Venice - Pizza, Pizza, Everywhere
Every guide book, blog post, word of mouth recommendation about Venice says to let yourself get lost, don't worry about a schedule. And it's true, some of my favorite moments in the city came from picking a direction and just wandering, making decisions turn by turn, bridge by bridge. But when you travel this way, occasionally you wander so long that all of the sudden you're exhausted and starving, in need of a chair and a good meal right now. And due to the unstructured nature of my travel I rarely ended up in close proximity (or even in the mood to hunt down) any of the restaurant recommendations I'd haphazardly marked on my map. Thank goodness for pizza and gelato.
When all else failed it was easy (and relatively cheap) to fill up on one of these treats. And after spending my days walking and walking and walking some more, it didn't even feel like an indulgence. Unlike Naples, Venice isn't known for its pizza. Still, pizza seems to be on the menu of about three quarters of Venetian restaurants . None of the pizza I ate was life changing, but it was all good and filling. I don't have any restaurant names or even locations. Every time I had a slice or a pie, it was born of necessity, aka, I was hungry and stopped at the first spot that looked good.

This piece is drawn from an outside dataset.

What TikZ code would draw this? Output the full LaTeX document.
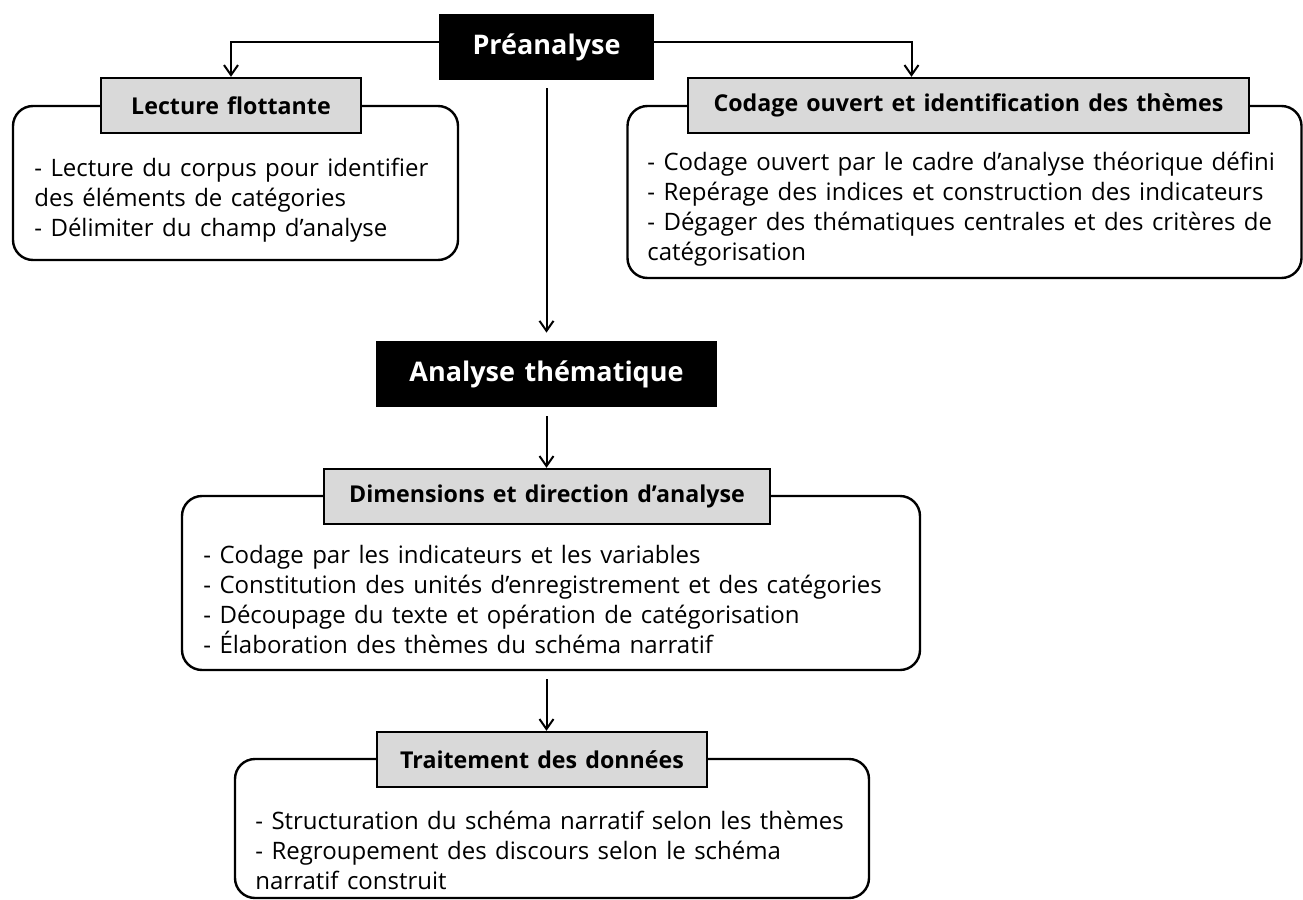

On a rainy evening near the end of my stay I found this slice in Campo San Margherita, quite near my guesthouse. The ultra thin rounds of zucchini were mild with a bit of a crunch, a nice match to the nests of salty ham. I ate under the tiny shop's even tinier awning, trying to keep dry while being instructed by a very intoxicated Italian on the proper way to fold and consume my slice.
I passed this little pizza stall on my way to the Peggy Guggenheim collection. It was popular, with customers crowded around the window, clogging up the narrow alley. After touring the museum, I came back for a slice, the verdure, ('what's on the verdure?' asked the girl in front of me, 'verdure' responded the piazzolo with a smirk.) The 'verdure' were juicy wedges of artichoke and mushroom, which, along with some tangy tomato sauce, made up for the over-cooked crust.
I took a seat a few steps away, on a set of stairs near the canal, trailed closely by an adorably scruffy dog. Clearly after my pizza scraps, the tiny pup was coy about it, turning around and taking a few steps away as soon as I made eye contact, then appearing by my side again when I looked down to take a bite. The (presumed) owner appeared across the water, emerging and laughing at the dog's antics before disappearing back into his shop.
The best pizza of my trip came on my last day in Venice. At that point I was pretty much ready to move on to my next destination. But my flight wasn't until the evening, so I still had the whole day to fill with sightseeing. I spent the morning exploring the areas around my hotel that I had skipped earlier in the week in favor of other parts of the island. I stopped at the first restaurant I saw when the previously sunny sky suddenly clouded over with threat of rain.
When my pie arrived I was a surprised by the raw mushrooms. I expected the arugula and salami to be uncooked, but raw button mushrooms? Regardless, the pizza had a tender, pliable crust and a balanced topping of good melty cheese and bright tomato sauce. And I quite enjoyed the salty, musky salami and peppery greens. A good last meal on the island, not exactly what I anticipated, but fitting all the same.